- Rows -
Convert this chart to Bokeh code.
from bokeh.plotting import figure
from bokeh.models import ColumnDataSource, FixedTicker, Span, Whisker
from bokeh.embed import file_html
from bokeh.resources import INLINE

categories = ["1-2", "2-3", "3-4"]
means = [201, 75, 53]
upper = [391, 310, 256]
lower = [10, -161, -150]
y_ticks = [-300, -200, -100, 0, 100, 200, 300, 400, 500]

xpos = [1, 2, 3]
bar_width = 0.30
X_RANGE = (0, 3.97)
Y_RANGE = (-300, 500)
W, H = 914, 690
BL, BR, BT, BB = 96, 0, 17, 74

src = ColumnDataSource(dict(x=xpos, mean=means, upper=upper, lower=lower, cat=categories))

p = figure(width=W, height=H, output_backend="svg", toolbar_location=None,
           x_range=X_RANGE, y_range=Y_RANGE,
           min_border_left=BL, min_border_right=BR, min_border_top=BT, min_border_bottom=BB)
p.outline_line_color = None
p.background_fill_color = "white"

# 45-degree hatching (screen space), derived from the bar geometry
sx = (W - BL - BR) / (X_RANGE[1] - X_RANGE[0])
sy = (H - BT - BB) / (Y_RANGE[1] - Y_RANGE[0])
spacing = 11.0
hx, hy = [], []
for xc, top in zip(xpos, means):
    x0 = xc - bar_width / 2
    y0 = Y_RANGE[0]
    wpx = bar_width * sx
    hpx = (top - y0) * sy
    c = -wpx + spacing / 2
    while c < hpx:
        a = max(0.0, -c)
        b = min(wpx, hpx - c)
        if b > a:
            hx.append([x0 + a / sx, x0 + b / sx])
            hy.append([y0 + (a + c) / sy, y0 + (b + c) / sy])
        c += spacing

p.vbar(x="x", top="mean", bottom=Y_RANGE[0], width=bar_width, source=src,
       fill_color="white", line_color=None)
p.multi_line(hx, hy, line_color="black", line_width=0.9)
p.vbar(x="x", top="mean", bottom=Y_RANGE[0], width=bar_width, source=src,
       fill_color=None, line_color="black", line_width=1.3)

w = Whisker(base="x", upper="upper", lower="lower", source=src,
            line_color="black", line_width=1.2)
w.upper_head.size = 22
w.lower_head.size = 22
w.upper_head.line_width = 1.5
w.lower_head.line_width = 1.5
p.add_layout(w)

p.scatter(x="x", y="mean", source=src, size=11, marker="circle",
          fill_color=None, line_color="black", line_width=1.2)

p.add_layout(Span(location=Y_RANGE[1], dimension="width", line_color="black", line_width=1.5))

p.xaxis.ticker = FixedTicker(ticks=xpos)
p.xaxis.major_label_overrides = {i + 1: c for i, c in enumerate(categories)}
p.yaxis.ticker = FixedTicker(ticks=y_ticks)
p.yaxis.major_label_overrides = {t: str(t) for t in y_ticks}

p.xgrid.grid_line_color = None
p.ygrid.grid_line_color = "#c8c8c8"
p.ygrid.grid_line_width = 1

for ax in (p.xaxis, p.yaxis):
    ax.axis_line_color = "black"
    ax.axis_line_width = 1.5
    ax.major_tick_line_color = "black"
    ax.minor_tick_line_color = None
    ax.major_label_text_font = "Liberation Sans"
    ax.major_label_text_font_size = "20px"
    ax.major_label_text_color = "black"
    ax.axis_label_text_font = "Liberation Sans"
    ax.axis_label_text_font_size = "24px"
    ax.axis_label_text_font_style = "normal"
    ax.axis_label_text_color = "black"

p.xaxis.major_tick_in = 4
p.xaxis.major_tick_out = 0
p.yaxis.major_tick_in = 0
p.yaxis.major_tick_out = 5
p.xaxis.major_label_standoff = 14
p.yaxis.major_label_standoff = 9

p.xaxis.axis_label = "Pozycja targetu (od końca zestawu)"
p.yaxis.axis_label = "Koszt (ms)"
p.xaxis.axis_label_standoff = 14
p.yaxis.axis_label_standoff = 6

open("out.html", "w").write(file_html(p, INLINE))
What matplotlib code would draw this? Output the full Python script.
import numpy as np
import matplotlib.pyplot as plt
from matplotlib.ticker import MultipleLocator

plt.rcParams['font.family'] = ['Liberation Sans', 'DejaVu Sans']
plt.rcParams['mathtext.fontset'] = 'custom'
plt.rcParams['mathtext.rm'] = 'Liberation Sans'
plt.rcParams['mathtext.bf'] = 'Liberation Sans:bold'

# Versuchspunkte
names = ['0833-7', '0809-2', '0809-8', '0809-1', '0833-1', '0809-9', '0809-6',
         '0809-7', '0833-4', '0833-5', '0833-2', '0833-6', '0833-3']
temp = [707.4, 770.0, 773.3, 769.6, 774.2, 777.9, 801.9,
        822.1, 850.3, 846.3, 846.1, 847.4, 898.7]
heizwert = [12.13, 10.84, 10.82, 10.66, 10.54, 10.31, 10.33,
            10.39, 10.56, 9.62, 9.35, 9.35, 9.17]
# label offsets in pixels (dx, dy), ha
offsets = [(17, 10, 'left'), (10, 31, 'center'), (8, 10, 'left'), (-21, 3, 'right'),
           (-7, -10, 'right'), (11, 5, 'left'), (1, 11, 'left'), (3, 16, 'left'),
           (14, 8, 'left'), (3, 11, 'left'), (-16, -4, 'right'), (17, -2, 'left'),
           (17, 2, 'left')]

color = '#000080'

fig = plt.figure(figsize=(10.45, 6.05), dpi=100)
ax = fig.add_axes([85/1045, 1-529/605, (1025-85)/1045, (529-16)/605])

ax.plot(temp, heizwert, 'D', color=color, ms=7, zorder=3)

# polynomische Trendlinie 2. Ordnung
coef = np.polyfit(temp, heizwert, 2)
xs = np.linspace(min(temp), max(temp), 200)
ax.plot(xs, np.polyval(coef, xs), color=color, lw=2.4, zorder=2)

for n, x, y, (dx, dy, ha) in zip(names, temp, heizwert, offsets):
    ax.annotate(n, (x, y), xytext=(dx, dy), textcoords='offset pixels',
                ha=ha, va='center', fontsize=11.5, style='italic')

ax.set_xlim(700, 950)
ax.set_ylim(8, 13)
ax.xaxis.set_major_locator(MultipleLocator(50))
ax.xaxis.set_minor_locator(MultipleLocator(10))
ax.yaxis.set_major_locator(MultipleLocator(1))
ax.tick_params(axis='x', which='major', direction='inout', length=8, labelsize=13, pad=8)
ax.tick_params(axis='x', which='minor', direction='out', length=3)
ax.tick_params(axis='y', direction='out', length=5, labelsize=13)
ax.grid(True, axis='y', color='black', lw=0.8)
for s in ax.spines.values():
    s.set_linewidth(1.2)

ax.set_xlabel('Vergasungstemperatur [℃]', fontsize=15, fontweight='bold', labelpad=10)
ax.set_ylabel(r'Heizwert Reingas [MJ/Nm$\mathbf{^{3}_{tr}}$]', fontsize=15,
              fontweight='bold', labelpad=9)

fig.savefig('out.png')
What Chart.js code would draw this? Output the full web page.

- Aim -
Every record shown above must be echoed exactly.

- Solution to the problem -
Convert this chart to Bokeh code.
from bokeh.plotting import figure
from bokeh.models import ColumnDataSource, FixedTicker, Span, Whisker
from bokeh.embed import file_html
from bokeh.resources import INLINE

categories = ["1-2", "2-3", "3-4"]
means = [201, 75, 53]
upper = [391, 310, 256]
lower = [10, -161, -150]
y_ticks = [-300, -200, -100, 0, 100, 200, 300, 400, 500]

xpos = [1, 2, 3]
bar_width = 0.30
X_RANGE = (0, 3.97)
Y_RANGE = (-300, 500)
W, H = 914, 690
BL, BR, BT, BB = 96, 0, 17, 74

src = ColumnDataSource(dict(x=xpos, mean=means, upper=upper, lower=lower, cat=categories))

p = figure(width=W, height=H, output_backend="svg", toolbar_location=None,
           x_range=X_RANGE, y_range=Y_RANGE,
           min_border_left=BL, min_border_right=BR, min_border_top=BT, min_border_bottom=BB)
p.outline_line_color = None
p.background_fill_color = "white"

# 45-degree hatching (screen space), derived from the bar geometry
sx = (W - BL - BR) / (X_RANGE[1] - X_RANGE[0])
sy = (H - BT - BB) / (Y_RANGE[1] - Y_RANGE[0])
spacing = 11.0
hx, hy = [], []
for xc, top in zip(xpos, means):
    x0 = xc - bar_width / 2
    y0 = Y_RANGE[0]
    wpx = bar_width * sx
    hpx = (top - y0) * sy
    c = -wpx + spacing / 2
    while c < hpx:
        a = max(0.0, -c)
        b = min(wpx, hpx - c)
        if b > a:
            hx.append([x0 + a / sx, x0 + b / sx])
            hy.append([y0 + (a + c) / sy, y0 + (b + c) / sy])
        c += spacing

p.vbar(x="x", top="mean", bottom=Y_RANGE[0], width=bar_width, source=src,
       fill_color="white", line_color=None)
p.multi_line(hx, hy, line_color="black", line_width=0.9)
p.vbar(x="x", top="mean", bottom=Y_RANGE[0], width=bar_width, source=src,
       fill_color=None, line_color="black", line_width=1.3)

w = Whisker(base="x", upper="upper", lower="lower", source=src,
            line_color="black", line_width=1.2)
w.upper_head.size = 22
w.lower_head.size = 22
w.upper_head.line_width = 1.5
w.lower_head.line_width = 1.5
p.add_layout(w)

p.scatter(x="x", y="mean", source=src, size=11, marker="circle",
          fill_color=None, line_color="black", line_width=1.2)

p.add_layout(Span(location=Y_RANGE[1], dimension="width", line_color="black", line_width=1.5))

p.xaxis.ticker = FixedTicker(ticks=xpos)
p.xaxis.major_label_overrides = {i + 1: c for i, c in enumerate(categories)}
p.yaxis.ticker = FixedTicker(ticks=y_ticks)
p.yaxis.major_label_overrides = {t: str(t) for t in y_ticks}

p.xgrid.grid_line_color = None
p.ygrid.grid_line_color = "#c8c8c8"
p.ygrid.grid_line_width = 1

for ax in (p.xaxis, p.yaxis):
    ax.axis_line_color = "black"
    ax.axis_line_width = 1.5
    ax.major_tick_line_color = "black"
    ax.minor_tick_line_color = None
    ax.major_label_text_font = "Liberation Sans"
    ax.major_label_text_font_size = "20px"
    ax.major_label_text_color = "black"
    ax.axis_label_text_font = "Liberation Sans"
    ax.axis_label_text_font_size = "24px"
    ax.axis_label_text_font_style = "normal"
    ax.axis_label_text_color = "black"

p.xaxis.major_tick_in = 4
p.xaxis.major_tick_out = 0
p.yaxis.major_tick_in = 0
p.yaxis.major_tick_out = 5
p.xaxis.major_label_standoff = 14
p.yaxis.major_label_standoff = 9

p.xaxis.axis_label = "Pozycja targetu (od końca zestawu)"
p.yaxis.axis_label = "Koszt (ms)"
p.xaxis.axis_label_standoff = 14
p.yaxis.axis_label_standoff = 6

open("out.html", "w").write(file_html(p, INLINE))
What matplotlib code would draw this? Output the full Python script.
import numpy as np
import matplotlib.pyplot as plt
from matplotlib.ticker import MultipleLocator

plt.rcParams['font.family'] = ['Liberation Sans', 'DejaVu Sans']
plt.rcParams['mathtext.fontset'] = 'custom'
plt.rcParams['mathtext.rm'] = 'Liberation Sans'
plt.rcParams['mathtext.bf'] = 'Liberation Sans:bold'

# Versuchspunkte
names = ['0833-7', '0809-2', '0809-8', '0809-1', '0833-1', '0809-9', '0809-6',
         '0809-7', '0833-4', '0833-5', '0833-2', '0833-6', '0833-3']
temp = [707.4, 770.0, 773.3, 769.6, 774.2, 777.9, 801.9,
        822.1, 850.3, 846.3, 846.1, 847.4, 898.7]
heizwert = [12.13, 10.84, 10.82, 10.66, 10.54, 10.31, 10.33,
            10.39, 10.56, 9.62, 9.35, 9.35, 9.17]
# label offsets in pixels (dx, dy), ha
offsets = [(17, 10, 'left'), (10, 31, 'center'), (8, 10, 'left'), (-21, 3, 'right'),
           (-7, -10, 'right'), (11, 5, 'left'), (1, 11, 'left'), (3, 16, 'left'),
           (14, 8, 'left'), (3, 11, 'left'), (-16, -4, 'right'), (17, -2, 'left'),
           (17, 2, 'left')]

color = '#000080'

fig = plt.figure(figsize=(10.45, 6.05), dpi=100)
ax = fig.add_axes([85/1045, 1-529/605, (1025-85)/1045, (529-16)/605])

ax.plot(temp, heizwert, 'D', color=color, ms=7, zorder=3)

# polynomische Trendlinie 2. Ordnung
coef = np.polyfit(temp, heizwert, 2)
xs = np.linspace(min(temp), max(temp), 200)
ax.plot(xs, np.polyval(coef, xs), color=color, lw=2.4, zorder=2)

for n, x, y, (dx, dy, ha) in zip(names, temp, heizwert, offsets):
    ax.annotate(n, (x, y), xytext=(dx, dy), textcoords='offset pixels',
                ha=ha, va='center', fontsize=11.5, style='italic')

ax.set_xlim(700, 950)
ax.set_ylim(8, 13)
ax.xaxis.set_major_locator(MultipleLocator(50))
ax.xaxis.set_minor_locator(MultipleLocator(10))
ax.yaxis.set_major_locator(MultipleLocator(1))
ax.tick_params(axis='x', which='major', direction='inout', length=8, labelsize=13, pad=8)
ax.tick_params(axis='x', which='minor', direction='out', length=3)
ax.tick_params(axis='y', direction='out', length=5, labelsize=13)
ax.grid(True, axis='y', color='black', lw=0.8)
for s in ax.spines.values():
    s.set_linewidth(1.2)

ax.set_xlabel('Vergasungstemperatur [℃]', fontsize=15, fontweight='bold', labelpad=10)
ax.set_ylabel(r'Heizwert Reingas [MJ/Nm$\mathbf{^{3}_{tr}}$]', fontsize=15,
              fontweight='bold', labelpad=9)

fig.savefig('out.png')
What Chart.js code would draw this? Output the full web page.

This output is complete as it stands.